Publishing old-stylee be damned. One of the first things that I realised when I was researching my then new post at Monash University was that the “literature” was woefully out of date. Even the most competent and knowledgeable of academics in the translation field (respect: Garcia, Pim) were/are still publishing in the old media. It just doesn’t cut it. The dialogue needs to move to the places where it will be read, where it will be found.

Four months ago I was invited to present at a conference on Technology and Translation, and I was proud as punch. I had a great time and met some amazing people – that’s what conferences are about, right? But when it came to writing some thing up, becoming a “published” academic, and while it would have helped my career as far as the faculty were concerned, it just didn’t sit right. It didn’t fit into my schedule, and it didn’t gel with what I was teaching or what I understood of the way students are learning. And it’s one of the the reasons I started this blog – here is where I can draw links, I can make notes, I can highlight, what is happening in Translation and Technology. The subject is moving too fast and furiously to wait for a journal to accept a paper and print it six months later – by then it’s old news.
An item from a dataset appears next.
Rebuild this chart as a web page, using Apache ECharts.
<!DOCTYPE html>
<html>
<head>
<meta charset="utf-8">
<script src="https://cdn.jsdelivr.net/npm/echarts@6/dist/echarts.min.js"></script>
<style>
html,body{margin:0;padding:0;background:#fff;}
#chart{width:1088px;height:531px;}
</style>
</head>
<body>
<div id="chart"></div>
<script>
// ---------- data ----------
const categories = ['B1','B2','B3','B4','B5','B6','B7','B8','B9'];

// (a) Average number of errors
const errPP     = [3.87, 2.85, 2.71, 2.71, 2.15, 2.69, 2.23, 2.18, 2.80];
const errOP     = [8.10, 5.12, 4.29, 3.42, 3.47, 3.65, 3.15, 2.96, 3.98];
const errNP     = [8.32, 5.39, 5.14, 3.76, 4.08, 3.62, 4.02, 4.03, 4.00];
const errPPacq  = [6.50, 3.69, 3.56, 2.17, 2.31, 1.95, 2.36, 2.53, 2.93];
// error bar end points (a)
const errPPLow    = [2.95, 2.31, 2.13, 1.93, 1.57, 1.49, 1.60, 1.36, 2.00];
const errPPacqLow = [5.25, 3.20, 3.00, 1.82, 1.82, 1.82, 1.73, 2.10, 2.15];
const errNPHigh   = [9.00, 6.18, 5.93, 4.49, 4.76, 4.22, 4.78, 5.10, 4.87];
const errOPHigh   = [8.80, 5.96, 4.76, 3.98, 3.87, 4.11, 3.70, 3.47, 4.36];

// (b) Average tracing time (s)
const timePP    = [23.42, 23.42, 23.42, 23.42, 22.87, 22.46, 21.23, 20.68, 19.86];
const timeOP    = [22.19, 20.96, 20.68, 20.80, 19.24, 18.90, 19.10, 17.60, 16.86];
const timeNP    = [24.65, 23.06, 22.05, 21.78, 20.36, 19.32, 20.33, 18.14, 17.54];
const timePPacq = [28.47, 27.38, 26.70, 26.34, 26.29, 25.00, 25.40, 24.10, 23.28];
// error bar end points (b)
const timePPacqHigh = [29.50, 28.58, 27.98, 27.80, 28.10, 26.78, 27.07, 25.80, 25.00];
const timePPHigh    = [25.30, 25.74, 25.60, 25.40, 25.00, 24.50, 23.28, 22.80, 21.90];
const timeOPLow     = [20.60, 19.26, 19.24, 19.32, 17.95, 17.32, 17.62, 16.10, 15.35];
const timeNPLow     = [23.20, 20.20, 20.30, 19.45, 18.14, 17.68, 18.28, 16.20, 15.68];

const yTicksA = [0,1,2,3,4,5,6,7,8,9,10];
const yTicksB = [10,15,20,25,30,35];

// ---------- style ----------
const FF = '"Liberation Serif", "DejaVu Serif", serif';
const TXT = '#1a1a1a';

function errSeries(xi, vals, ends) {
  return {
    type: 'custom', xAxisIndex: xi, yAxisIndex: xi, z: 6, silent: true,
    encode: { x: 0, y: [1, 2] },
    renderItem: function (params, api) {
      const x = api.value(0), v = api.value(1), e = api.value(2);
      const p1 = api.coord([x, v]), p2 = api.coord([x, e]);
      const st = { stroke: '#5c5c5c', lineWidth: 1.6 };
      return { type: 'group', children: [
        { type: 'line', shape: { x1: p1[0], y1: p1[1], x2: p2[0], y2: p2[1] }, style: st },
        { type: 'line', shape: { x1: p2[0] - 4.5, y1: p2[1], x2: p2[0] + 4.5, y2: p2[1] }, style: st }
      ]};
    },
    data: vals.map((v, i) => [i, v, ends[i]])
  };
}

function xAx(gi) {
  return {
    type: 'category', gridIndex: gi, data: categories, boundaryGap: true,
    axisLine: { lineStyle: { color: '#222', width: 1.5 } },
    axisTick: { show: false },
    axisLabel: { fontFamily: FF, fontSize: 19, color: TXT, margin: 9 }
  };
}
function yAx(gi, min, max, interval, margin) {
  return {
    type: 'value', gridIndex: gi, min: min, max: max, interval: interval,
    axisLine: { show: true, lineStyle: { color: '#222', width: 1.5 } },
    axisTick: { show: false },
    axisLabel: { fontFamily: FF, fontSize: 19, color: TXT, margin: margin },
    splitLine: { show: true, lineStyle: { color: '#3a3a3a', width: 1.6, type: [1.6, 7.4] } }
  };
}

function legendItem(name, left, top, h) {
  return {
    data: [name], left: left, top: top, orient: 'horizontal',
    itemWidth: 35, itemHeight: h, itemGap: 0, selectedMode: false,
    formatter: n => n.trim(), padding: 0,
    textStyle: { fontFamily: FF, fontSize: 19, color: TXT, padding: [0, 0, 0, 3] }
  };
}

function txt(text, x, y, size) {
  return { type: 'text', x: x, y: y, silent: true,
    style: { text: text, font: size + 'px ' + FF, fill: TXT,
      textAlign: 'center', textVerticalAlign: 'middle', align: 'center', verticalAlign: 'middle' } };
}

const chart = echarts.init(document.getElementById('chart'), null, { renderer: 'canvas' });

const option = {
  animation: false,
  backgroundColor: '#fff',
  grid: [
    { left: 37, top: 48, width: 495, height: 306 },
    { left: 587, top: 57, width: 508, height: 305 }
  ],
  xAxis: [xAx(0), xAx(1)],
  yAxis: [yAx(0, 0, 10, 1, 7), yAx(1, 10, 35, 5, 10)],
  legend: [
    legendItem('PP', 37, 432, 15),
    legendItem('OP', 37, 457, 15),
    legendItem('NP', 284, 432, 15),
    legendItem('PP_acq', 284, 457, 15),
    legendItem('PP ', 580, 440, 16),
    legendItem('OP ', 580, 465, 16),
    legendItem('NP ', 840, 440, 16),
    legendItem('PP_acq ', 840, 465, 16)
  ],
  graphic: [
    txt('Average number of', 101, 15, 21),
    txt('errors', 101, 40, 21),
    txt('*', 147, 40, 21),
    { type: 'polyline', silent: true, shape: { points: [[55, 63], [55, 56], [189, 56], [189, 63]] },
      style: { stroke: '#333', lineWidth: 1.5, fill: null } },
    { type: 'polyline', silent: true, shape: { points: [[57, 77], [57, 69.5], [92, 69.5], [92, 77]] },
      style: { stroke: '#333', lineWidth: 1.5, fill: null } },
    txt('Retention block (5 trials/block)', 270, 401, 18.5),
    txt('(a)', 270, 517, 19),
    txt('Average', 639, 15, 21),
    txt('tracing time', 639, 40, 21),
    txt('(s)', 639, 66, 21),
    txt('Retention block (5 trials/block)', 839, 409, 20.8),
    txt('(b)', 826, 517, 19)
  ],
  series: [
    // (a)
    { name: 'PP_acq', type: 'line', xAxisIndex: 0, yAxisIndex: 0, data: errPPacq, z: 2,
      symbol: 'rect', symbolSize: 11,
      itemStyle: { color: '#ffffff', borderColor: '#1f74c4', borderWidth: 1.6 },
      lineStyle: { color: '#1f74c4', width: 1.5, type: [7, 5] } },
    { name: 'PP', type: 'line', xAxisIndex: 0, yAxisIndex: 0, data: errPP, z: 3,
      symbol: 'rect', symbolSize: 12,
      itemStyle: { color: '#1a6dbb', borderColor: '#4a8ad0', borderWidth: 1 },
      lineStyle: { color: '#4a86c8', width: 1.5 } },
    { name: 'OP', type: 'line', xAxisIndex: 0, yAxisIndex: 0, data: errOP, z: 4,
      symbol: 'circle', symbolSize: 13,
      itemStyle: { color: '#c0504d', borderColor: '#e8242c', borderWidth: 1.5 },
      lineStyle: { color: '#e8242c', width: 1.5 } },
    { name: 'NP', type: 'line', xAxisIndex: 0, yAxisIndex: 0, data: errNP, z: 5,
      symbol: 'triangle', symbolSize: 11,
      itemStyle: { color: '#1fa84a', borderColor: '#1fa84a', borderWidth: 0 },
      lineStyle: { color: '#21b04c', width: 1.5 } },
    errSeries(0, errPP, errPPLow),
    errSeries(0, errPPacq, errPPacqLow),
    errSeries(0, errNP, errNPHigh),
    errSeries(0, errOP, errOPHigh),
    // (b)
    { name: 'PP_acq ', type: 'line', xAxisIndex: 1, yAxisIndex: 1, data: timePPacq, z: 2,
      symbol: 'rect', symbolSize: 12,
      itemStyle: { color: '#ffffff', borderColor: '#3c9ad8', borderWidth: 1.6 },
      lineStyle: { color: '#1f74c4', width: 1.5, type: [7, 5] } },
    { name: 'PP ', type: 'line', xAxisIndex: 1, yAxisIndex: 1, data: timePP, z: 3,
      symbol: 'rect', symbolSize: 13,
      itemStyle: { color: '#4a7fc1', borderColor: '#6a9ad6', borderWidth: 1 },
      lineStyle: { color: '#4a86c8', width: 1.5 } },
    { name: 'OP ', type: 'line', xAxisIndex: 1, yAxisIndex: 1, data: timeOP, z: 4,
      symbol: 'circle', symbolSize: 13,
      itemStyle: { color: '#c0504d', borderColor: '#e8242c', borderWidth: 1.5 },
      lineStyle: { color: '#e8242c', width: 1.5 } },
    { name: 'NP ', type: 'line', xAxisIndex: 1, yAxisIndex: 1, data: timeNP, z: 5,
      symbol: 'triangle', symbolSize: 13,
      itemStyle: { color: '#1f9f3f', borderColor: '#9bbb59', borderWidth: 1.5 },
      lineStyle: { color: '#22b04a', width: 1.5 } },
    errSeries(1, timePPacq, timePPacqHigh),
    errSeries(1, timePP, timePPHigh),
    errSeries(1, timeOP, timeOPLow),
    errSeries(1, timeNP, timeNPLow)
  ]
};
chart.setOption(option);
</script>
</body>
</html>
I accept that my writing isn’t as amazing, thought provoking or have the intellectual rigour of a published article in the traditional sense, but by writing here I get better at writing itself, and in the meantime, I stay contemporary – something that my more eloquent peers will miss out on if they are not careful.

The article I link to above is instructive – like Vishad, I don’t need the academy. I’m a consultant and sysadmin that can make a living doing those things, I’ve no need for a PhD, the histrionics surrounding one, or a career in the academy.
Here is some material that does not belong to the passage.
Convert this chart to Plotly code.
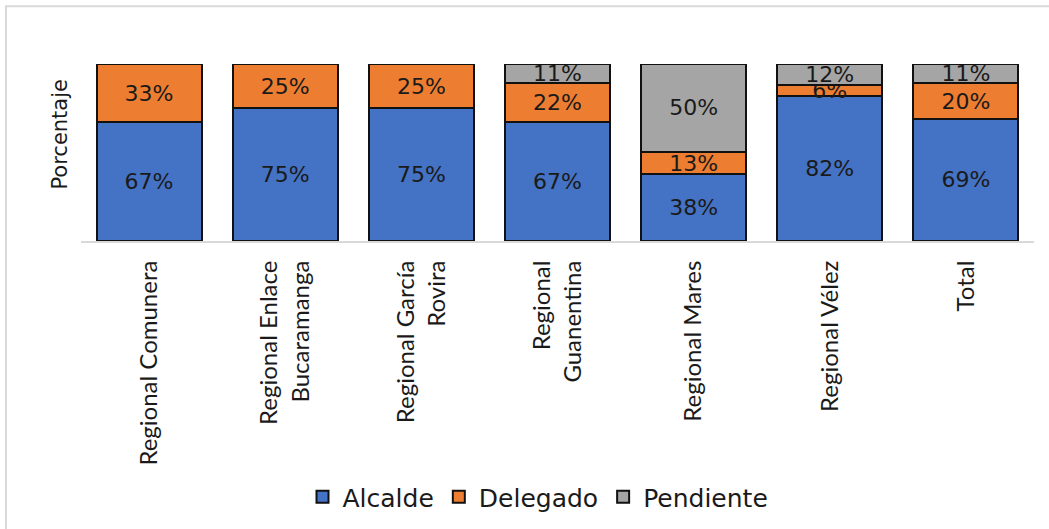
import plotly.graph_objects as go

categories = [
    "Regional Comunera",
    "Regional Enlace<br>Bucaramanga",
    "Regional García<br>Rovira",
    "Regional<br>Guanentina",
    "Regional Mares",
    "Regional Vélez",
    "Total",
]
alcalde = [67, 75, 75, 67, 38, 82, 69]
delegado = [33, 25, 25, 22, 13, 6, 20]
pendiente = [0, 0, 0, 11, 50, 12, 11]

series = [
    ("Alcalde", alcalde, "#4472C4"),
    ("Delegado", delegado, "#ED7D31"),
    ("Pendiente", pendiente, "#A5A5A5"),
]

W, H = 1049, 529
L, R, T, B = 81, 15, 64, 287
pw, ph = W - L - R, H - T - B


def px_x(p):
    return (p - L) / pw


def px_y(p):
    return (H - B - p) / ph


fig = go.Figure()
for name, vals, color in series:
    fig.add_trace(go.Bar(
        name=name,
        x=categories,
        y=vals,
        marker=dict(color=color, line=dict(color="#111111", width=2)),
        text=[f"{v}%" if v > 0 else "" for v in vals],
        textposition="inside",
        insidetextanchor="middle",
        textangle=0,
        constraintext="none",
        textfont=dict(family="DejaVu Sans", size=22, color="#1a1a1a"),
        cliponaxis=False,
        hoverinfo="skip",
    ))

fig.update_layout(
    barmode="stack",
    barnorm="percent",
    bargap=0.229,
    width=W,
    height=H,
    margin=dict(l=L, r=R, t=T, b=B),
    paper_bgcolor="white",
    plot_bgcolor="white",
    showlegend=True,
    legend=dict(
        orientation="h",
        x=px_x(538),
        xanchor="center",
        y=px_y(497),
        yanchor="middle",
        font=dict(family="DejaVu Sans", size=25, color="#1a1a1a"),
        traceorder="normal",
        itemwidth=30,
    ),
    xaxis=dict(
        tickangle=-90,
        tickfont=dict(family="Lato", size=24, color="#1a1a1a"),
        showline=True,
        linecolor="#d9d9d9",
        linewidth=2,
        ticks="",
        showgrid=False,
        ticklabelstandoff=8,
    ),
    yaxis=dict(
        range=[0, 100],
        showticklabels=False,
        showgrid=False,
        zeroline=False,
        showline=False,
        ticks="",
    ),
    shapes=[dict(
        type="rect", xref="paper", yref="paper",
        x0=px_x(6), x1=px_x(1070), y0=px_y(6), y1=px_y(560),
        line=dict(color="#d9d9d9", width=2), fillcolor="rgba(0,0,0,0)",
        layer="below",
    )],
    annotations=[dict(
        text="Porcentaje", xref="paper", yref="paper",
        x=px_x(60), y=px_y(135), xanchor="center", yanchor="middle",
        textangle=-90, showarrow=False,
        font=dict(family="DejaVu Sans", size=21, color="#1a1a1a"),
    )],
)

fig.write_html(
    "out.html",
    config={"displayModeBar": False},
    post_script="document.body.style.margin='0';document.body.style.overflow='hidden';",
)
If you are looking for somewhere easy to start on this topic, I recommend Steve Johnson’s Everything Bad is Good for You. I read his Emergence: The Connected Lives of Ants, Brains, Cities, and Software way back in the early noughties, which along with Bey‘s Temporary Autonomous Zones, greatly influenced how I think today.

Exploring new publishing formats…

I’ve spoken about Cory Doctorow before – he is the foremost advocate for the new online publishing paradigm. And I’ll keep talking about him while he’s experimenting with online media. Recently he blogged about all the free translations of his books. The books are released under a Creative Commons license, so they are free for all to translate into their language of choice as long as the translation adheres to the CC licence.
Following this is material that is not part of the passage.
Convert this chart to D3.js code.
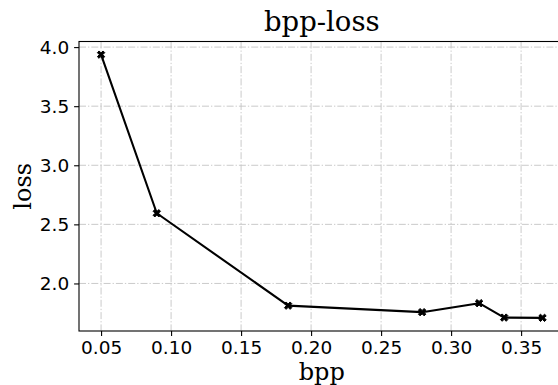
<!DOCTYPE html>
<html>
<head>
<meta charset="utf-8">
<script src="https://cdn.jsdelivr.net/npm/d3@7"></script>
<style>
  html, body { margin: 0; padding: 0; background: #fff; }
  svg { display: block; }
</style>
</head>
<body>
<div id="chart"></div>
<script>
const bpp  = [0.05, 0.0898, 0.1836, 0.2793, 0.3200, 0.3379, 0.3653];
const loss = [3.936, 2.594, 1.812, 1.757, 1.833, 1.711, 1.709];
const xTicks = [0.05, 0.10, 0.15, 0.20, 0.25, 0.30, 0.35];
const yTicks = [2.0, 2.5, 3.0, 3.5, 4.0];
const titleText = "bpp-loss";
const xLabelText = "bpp";
const yLabelText = "loss";

(function () {
const W = 558, H = 385;
const mLeft = 79, mRight = 564.6, mTop = 41.5, mBottom = 331;

const svg = d3.select("#chart").append("svg").attr("width", W).attr("height", H);

const xMin = d3.min(bpp), xMax = d3.max(bpp);
const yMin = d3.min(loss), yMax = d3.max(loss);
const xPad = (xMax - xMin) * 0.05, yPad = (yMax - yMin) * 0.05;

const x = d3.scaleLinear().domain([xMin - xPad, xMax + xPad]).range([mLeft, mRight]);
const y = d3.scaleLinear().domain([yMin - yPad, yMax + yPad]).range([mBottom, mTop]);

const gridStyle = g => g.attr("stroke", "#c4c4c4").attr("stroke-width", 0.9)
  .attr("stroke-dasharray", "7,2,1.3,2");

// grid
svg.append("g").selectAll("line").data(xTicks).join("line")
  .attr("x1", d => x(d)).attr("x2", d => x(d)).attr("y1", mTop).attr("y2", mBottom)
  .call(gridStyle);
svg.append("g").selectAll("line").data(yTicks).join("line")
  .attr("x1", mLeft).attr("x2", mRight).attr("y1", d => y(d)).attr("y2", d => y(d))
  .call(gridStyle);

const fontSans = "'DejaVu Sans', sans-serif";
const fontSerif = "'DejaVu Serif', serif";

const xAxis = svg.append("g").attr("transform", `translate(0,${mBottom})`)
  .call(d3.axisBottom(x).tickValues(xTicks).tickFormat(d3.format(".2f")).tickSizeOuter(0).tickSizeInner(4.9).tickPadding(4.9));
const yAxis = svg.append("g").attr("transform", `translate(${mLeft},0)`)
  .call(d3.axisLeft(y).tickValues(yTicks).tickFormat(d3.format(".1f")).tickSizeOuter(0).tickSizeInner(4.9).tickPadding(4.9));

[xAxis, yAxis].forEach(a => {
  a.select(".domain").remove();
  a.selectAll(".tick line").attr("stroke", "#000").attr("stroke-width", 1.1);
  a.selectAll(".tick text").attr("fill", "#000").style("font-family", fontSans).style("font-size", "18.5px");
});

// spines
svg.append("rect").attr("x", mLeft).attr("y", mTop).attr("width", mRight - mLeft).attr("height", mBottom - mTop)
  .attr("fill", "none").attr("stroke", "#000").attr("stroke-width", 1.1);

// line
const line = d3.line().x((d, i) => x(bpp[i])).y(d => y(d));
svg.append("path").datum(loss).attr("d", line)
  .attr("fill", "none").attr("stroke", "#000").attr("stroke-width", 2.1).attr("stroke-linejoin", "round");

// X markers (filled)
const s = 3.7, t = 1.7;
const xMarker = `M${-s},${-s+t}L${-s+t},${-s}L0,${-t}L${s-t},${-s}L${s},${-s+t}L${t},0L${s},${s-t}L${s-t},${s}L0,${t}L${-s+t},${s}L${-s},${s-t}L${-t},0Z`;
svg.append("g").selectAll("path").data(loss).join("path")
  .attr("d", xMarker)
  .attr("transform", (d, i) => `translate(${x(bpp[i])},${y(d)})`)
  .attr("fill", "#000").attr("stroke", "#000").attr("stroke-width", 1);

// title and labels
svg.append("text").attr("x", (mLeft + mRight) / 2).attr("y", 31).attr("text-anchor", "middle")
  .style("font-family", fontSerif).style("font-size", "27.5px").attr("fill", "#000").text(titleText);
svg.append("text").attr("x", (mLeft + mRight) / 2).attr("y", 379.5).attr("text-anchor", "middle")
  .style("font-family", fontSerif).style("font-size", "24px").attr("fill", "#000").text(xLabelText);
svg.append("text").attr("transform", `translate(31,${(mTop + mBottom) / 2}) rotate(-90)`).attr("text-anchor", "middle")
  .style("font-family", fontSerif).style("font-size", "24px").attr("fill", "#000").text(yLabelText);
})();
</script>
</body>
</html>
This is smart internets. Facebook famously and successfully translated their interface in a similar manner for a reason – it works. And as Cory riffs repeatedly (originally in 2006):

That’s because my biggest threat as an author isn’t piracy, it’s obscurity. The majority of ideal readers who fail to buy my book will do so because they never heard of it, not because someone gave them a free electronic copy.

I think translators should be taking note of this concept. And now you can see the quality of some translators via their translation of Cory’s works. It’s essentially the same as free and open source software (and lets face it, a lot of great punk bands) – get known by virtue of your work, it’s the easiest way to prove yourself.

Wordfast free online TM!

Wordfast is a TEnT that I’ve had education licences for this year, but we never used them in class – we were struggling to get Trados working on our system for the whole semester and asking even more of the IT team seemed a stretch. If the course is still taught next year, I’ll try to get it installed.

The thing that struck me as strange about Wordfast was that in this day and age, I needed to send snail mail on the University’s letterhead, signed by the head of school, to get the (admittedly, free) Education licences. I admit to dismissing them slightly, although I was tickled at having my first opportunity to send paper mail to France.

Well, now they have announced FreeTM.com, basically a TEnT online. Gone are the days of needing to be near your home computer or laptop to get work done. Translators can upload a million TUs in their TMs, the TMs are not shared with anyone, the Terms of Use are *wonderfully* succinct and understandable. And it really is free – you just register/sign in and off you go. There are full backup and download facilities to make up for the 10 document/million TU limits, which in some regards placates my concerns about how long it will last and how long it will remain free.

I’m not a translator, but it looks very useful. I’d love to know what it’s short-comings are – I presume it’s functionality is stripped back compared to a full suite like OmegaT or Trados?

I also discovered yesterday that if you want a free license to the desktop version of Wordfast, you only need to translate their Wikipedia entry, obviously this opportunity is only available if the page hasn’t already been translated into your L1/L2.

Short cuts

As you can see, I’m still struggling to keep up with all the news that’s flying around. I thought I’d share a collection of links that have swum before my eyes over the last fortnight that can only really be classed as entertainment.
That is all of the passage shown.